I often ask, “What are the questions of fact that we’re trying to answer?” Because if you understand what you’re trying to answer, there are oftentimes very interesting structured data sources that can help you find those answers faster and cheaper than traditional unstructured document review.
Databases are complicated. Is the juice worth the squeeze?
I often get this question, and I’ll tell you that, in my experience, it all comes down to understanding the data sets of key importance. There could be thousands of databases related to a particular workflow or an issue. They may all help answer the question of facts in a case. But not all data is created equal. Oftentimes, unless there’s a good consultative exercise performed up front to focus on the structured data sets of highest value, the juice may not be worth the squeeze after all. A shotgun approach with respect to the structured databases of interest is not going to be the most effective approach. A consultative approach instead allows the case team to be surgical and analyze the databases that are most interesting. When a consultative approach is applied, in almost every case I’ve worked the juice is absolutely worth the squeeze.
How would a legal team get started with this kind of analysis?
To get started, you need two things.
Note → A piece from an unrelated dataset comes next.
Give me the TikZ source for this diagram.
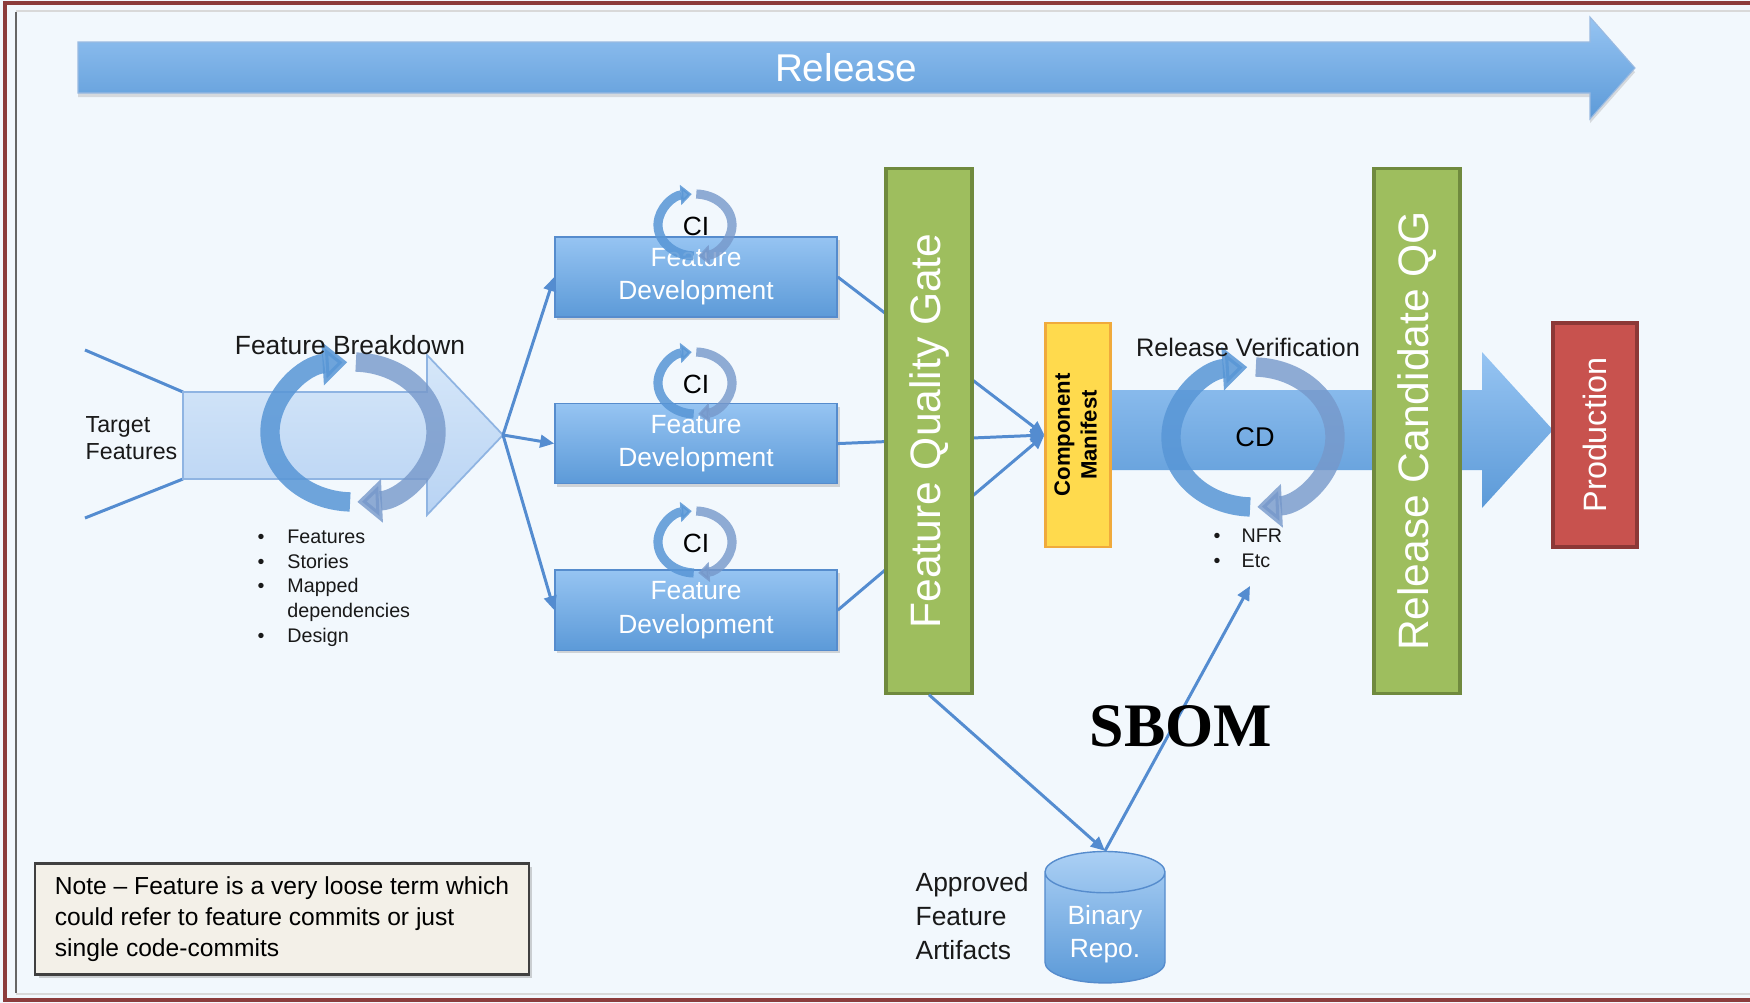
\documentclass[tikz,border=0pt]{standalone}
\usepackage{fontspec}
\setmainfont{Liberation Sans}
\newfontfamily\sbomfont{Liberation Serif}
\usepackage{graphicx}
\usetikzlibrary{shapes.geometric,arrows.meta,positioning,shadows}

\definecolor{bgblue}{RGB}{242,248,253}
\definecolor{boxtop}{RGB}{150,196,242}
\definecolor{boxbot}{RGB}{92,154,216}
\definecolor{boxline}{RGB}{86,140,205}
\definecolor{flowblue}{RGB}{84,140,208}
\definecolor{paletop}{RGB}{214,231,249}
\definecolor{palebot}{RGB}{184,211,243}
\definecolor{paleline}{RGB}{143,180,226}
\definecolor{ringfront}{RGB}{88,150,214}
\definecolor{ringback}{RGB}{118,152,202}
\definecolor{gatefill}{RGB}{158,190,94}
\definecolor{gateline}{RGB}{112,138,62}
\definecolor{maniffill}{RGB}{255,218,77}
\definecolor{manifline}{RGB}{240,170,60}
\definecolor{prodfill}{RGB}{200,82,78}
\definecolor{prodline}{RGB}{140,56,54}
\definecolor{notefill}{RGB}{243,240,232}
\definecolor{framered}{RGB}{140,60,60}

\begin{document}
\begin{tikzpicture}[
  x=0.01cm, y=0.01cm,
  >={Triangle[length=4pt, width=3.6pt]},
  lbl/.style={inner sep=0pt, align=left, text=black!90},
  devbox/.style={rectangle, draw=boxline, line width=0.4pt, top color=boxtop, bottom color=boxbot,
                 minimum width=2.82cm, minimum height=0.73cm, text=white, align=center,
                 font=\fontsize{7.5}{9.4}\selectfont,
                 drop shadow={opacity=0.3, shadow xshift=0.7pt, shadow yshift=-0.9pt}},
  gate/.style={rectangle, draw=gateline, line width=0.9pt, fill=gatefill, minimum width=0.86cm,
               minimum height=5.24cm, text=white, font=\fontsize{12.1}{14}\selectfont},
  manif/.style={rectangle, draw=manifline, line width=0.6pt, fill=maniffill, minimum width=0.65cm,
                minimum height=2.23cm, inner sep=0.5pt, font=\fontsize{6.3}{7.6}\selectfont\bfseries},
  prodbox/.style={rectangle, draw=prodline, line width=0.9pt, fill=prodfill, minimum width=0.84cm,
                  minimum height=2.24cm, text=white, font=\fontsize{9.2}{11}\selectfont},
  repo/.style={cylinder, shape border rotate=90, aspect=0.42, draw=boxline, top color=boxtop!80!white,
               bottom color=boxbot, minimum width=1.2cm, minimum height=1.24cm, text=white,
               align=center, font=\fontsize{7.5}{9.4}\selectfont},
  note/.style={rectangle, draw=black!75, line width=0.6pt, fill=notefill, minimum width=4.93cm,
               minimum height=1.11cm, align=left, font=\fontsize{7}{8.8}\selectfont,
               drop shadow={opacity=0.35, shadow xshift=0.9pt, shadow yshift=-1.1pt}},
  flow/.style={draw=flowblue, line width=0.85pt},
  bigarrow/.style={top color=boxtop, bottom color=boxbot, draw=boxline!60, line width=0.3pt},
  palearrow/.style={top color=paletop, bottom color=palebot, draw=paleline, line width=0.5pt},
  ringa/.style={draw=ringfront, opacity=0.85, line width=5.5pt, -{Triangle[length=7pt, width=12pt]}},
  ringb/.style={draw=ringback, opacity=0.8, line width=5.5pt, -{Triangle[length=7pt, width=12pt]}},
  cia/.style={draw=ringfront, opacity=0.85, line width=2.6pt, -{Triangle[length=3.2pt, width=5.6pt]}},
  cib/.style={draw=ringback, opacity=0.8, line width=2.6pt, -{Triangle[length=3.2pt, width=5.6pt]}},
]

\useasboundingbox (0,0) rectangle (1750,-1003);
\fill[bgblue] (0,0) rectangle (1750,-1003);
\draw[framered, line width=1pt] (1750,-3) -- (5,-3) -- (5,-1000) -- (1750,-1000);
\draw[black!60, line width=0.6pt] (16,-12) -- (16,-993);
\draw[black!15, line width=0.6pt] (16,-11) -- (1750,-11);
\draw[black!15, line width=0.6pt] (16,-994) -- (1750,-994);

\path[bigarrow, drop shadow={opacity=0.25, shadow xshift=0pt, shadow yshift=-1.2pt}]
  (78,-42) -- (1590,-42) -- (1590,-17) -- (1635,-68) -- (1590,-119) -- (1590,-93) -- (78,-93) -- cycle;
\node[text=white, font=\fontsize{11}{13}\selectfont] (release) at (846,-68) {Release};

\coordinate (tfa) at (85,-350);
\coordinate (tfb) at (85,-518);
\coordinate (brknw) at (183,-392);
\coordinate (brksw) at (183,-479);
\coordinate (fan) at (503,-435);
\draw[flow] (tfa) -- (brknw);
\draw[flow] (tfb) -- (brksw);
\path[palearrow] (brknw) -- (427,-392) -- (427,-355) -- (fan) -- (427,-515) -- (427,-479) -- (brksw) -- cycle;

\draw[ringb] (353,-432) ++(88:83 and 70) arc[start angle=88, end angle=-87, x radius=83, y radius=70];
\draw[ringa] (353,-432) ++(268:83 and 70) arc[start angle=268, end angle=94, x radius=83, y radius=70];

\node[lbl, font=\fontsize{6.6}{7.7}\selectfont, anchor=west] (target) at (85,-438) {Target\\Features};
\node[lbl, font=\fontsize{7.5}{9}\selectfont] (brklabel) at (350,-345) {Feature Breakdown};
\node[lbl, font=\fontsize{5.6}{7.1}\selectfont, anchor=west] (brklist) at (257,-588)
  {\begin{tabular}{@{}l@{\hspace{6.5pt}}l@{}}
   \textbullet & Features\\ \textbullet & Stories\\ \textbullet & Mapped\\ & dependencies\\ \textbullet & Design
   \end{tabular}};

\node[devbox] (fd1) at (696,-277) {Feature\\Development};
\node[devbox, below=0.85cm of fd1] (fd2) {Feature\\Development};
\node[devbox, below=0.85cm of fd2] (fd3) {Feature\\Development};

\draw[flow,->] (fan) -- (fd1.west);
\draw[flow,->] (fan) -- (fd2.west);
\draw[flow,->] (fan) -- (fd3.west);

\draw[cib] (695,-225) ++(88:37 and 31) arc[start angle=88, end angle=-85, x radius=37, y radius=31];
\draw[cia] (695,-225) ++(268:37 and 31) arc[start angle=268, end angle=95, x radius=37, y radius=31];
\draw[cib] (695,-383) ++(88:37 and 31) arc[start angle=88, end angle=-85, x radius=37, y radius=31];
\draw[cia] (695,-383) ++(268:37 and 31) arc[start angle=268, end angle=95, x radius=37, y radius=31];
\draw[cib] (695,-542) ++(88:37 and 31) arc[start angle=88, end angle=-85, x radius=37, y radius=31];
\draw[cia] (695,-542) ++(268:37 and 31) arc[start angle=268, end angle=95, x radius=37, y radius=31];
\node[font=\fontsize{7.5}{9}\selectfont] (ci1) at (696,-226) {CI};
\node[font=\fontsize{7.5}{9}\selectfont] (ci2) at (696,-384) {CI};
\node[font=\fontsize{7.5}{9}\selectfont] (ci3) at (696,-543) {CI};

\path[bigarrow, draw=none] (1110,-390) -- (1482,-390) -- (1482,-352) -- (1553,-430) -- (1482,-508)
  -- (1482,-470) -- (1110,-470) -- cycle;
\node[manif] (manifest) at (1078,-435) {\rotatebox{90}{\begin{tabular}{@{}c@{}}Component\\Manifest\end{tabular}}};

\draw[flow,->] (fd1.east) -- (manifest.west);
\draw[flow,->] (fd2.east) -- (manifest.west);
\draw[flow,->] (fd3.east) -- (manifest.west);

\node[gate] (fqg) at (929,-431) {\rotatebox{90}{Feature Quality Gate}};

\draw[ringb] (1253,-437) ++(88:82 and 70) arc[start angle=88, end angle=-87, x radius=82, y radius=70];
\draw[ringa] (1253,-437) ++(268:82 and 70) arc[start angle=268, end angle=94, x radius=82, y radius=70];
\node[font=\fontsize{7.7}{9}\selectfont] (cd) at (1255,-437) {CD};
\node[lbl, font=\fontsize{7.2}{9}\selectfont] (rvlabel) at (1248,-347) {Release Verification};
\node[lbl, font=\fontsize{5.6}{7.1}\selectfont, anchor=west] (rvlist) at (1213,-550)
  {\begin{tabular}{@{}l@{\hspace{6pt}}l@{}}
   \textbullet & NFR\\ \textbullet & Etc
   \end{tabular}};

\node[gate] (rcqg) at (1417,-431) {\rotatebox{90}{Release Candidate QG}};
\node[prodbox] (prod) at (1595,-435) {\rotatebox{90}{Production}};

\node[repo] (repo) at (1105,-934) {Binary\\Repo.};
\node[lbl, font=\fontsize{7.5}{9.7}\selectfont, anchor=west] (approved) at (915,-916) {Approved\\Feature\\Artifacts};
\coordinate (sbomtip) at (1250,-586);
\draw[flow,->] (fqg.south) -- (repo.top);
\draw[flow,->] (repo.top) -- (sbomtip);
\node[font=\sbomfont\bfseries\fontsize{17.6}{20}\selectfont] (sbom) at (1181,-726) {SBOM};

\node[note] (note) at (282,-919) {Note -- Feature is a very loose term which\\could refer to feature commits or just\\single code-commits};

\end{tikzpicture}
\end{document}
First, you need a good consultant on your team that can understand the facts of the case and guide the team towards the potentially relevant structured data of key interest. There is not a “one-size-fits-all” solution for structured data analysis like we see with email. Second, you need technology that will allow you to analyze structured data content in an efficient manner such that your work product is forensically sound, your process is repeatable, and you leverage prior experience. One example of that technology is the xIOT® platform that is offered by iDS.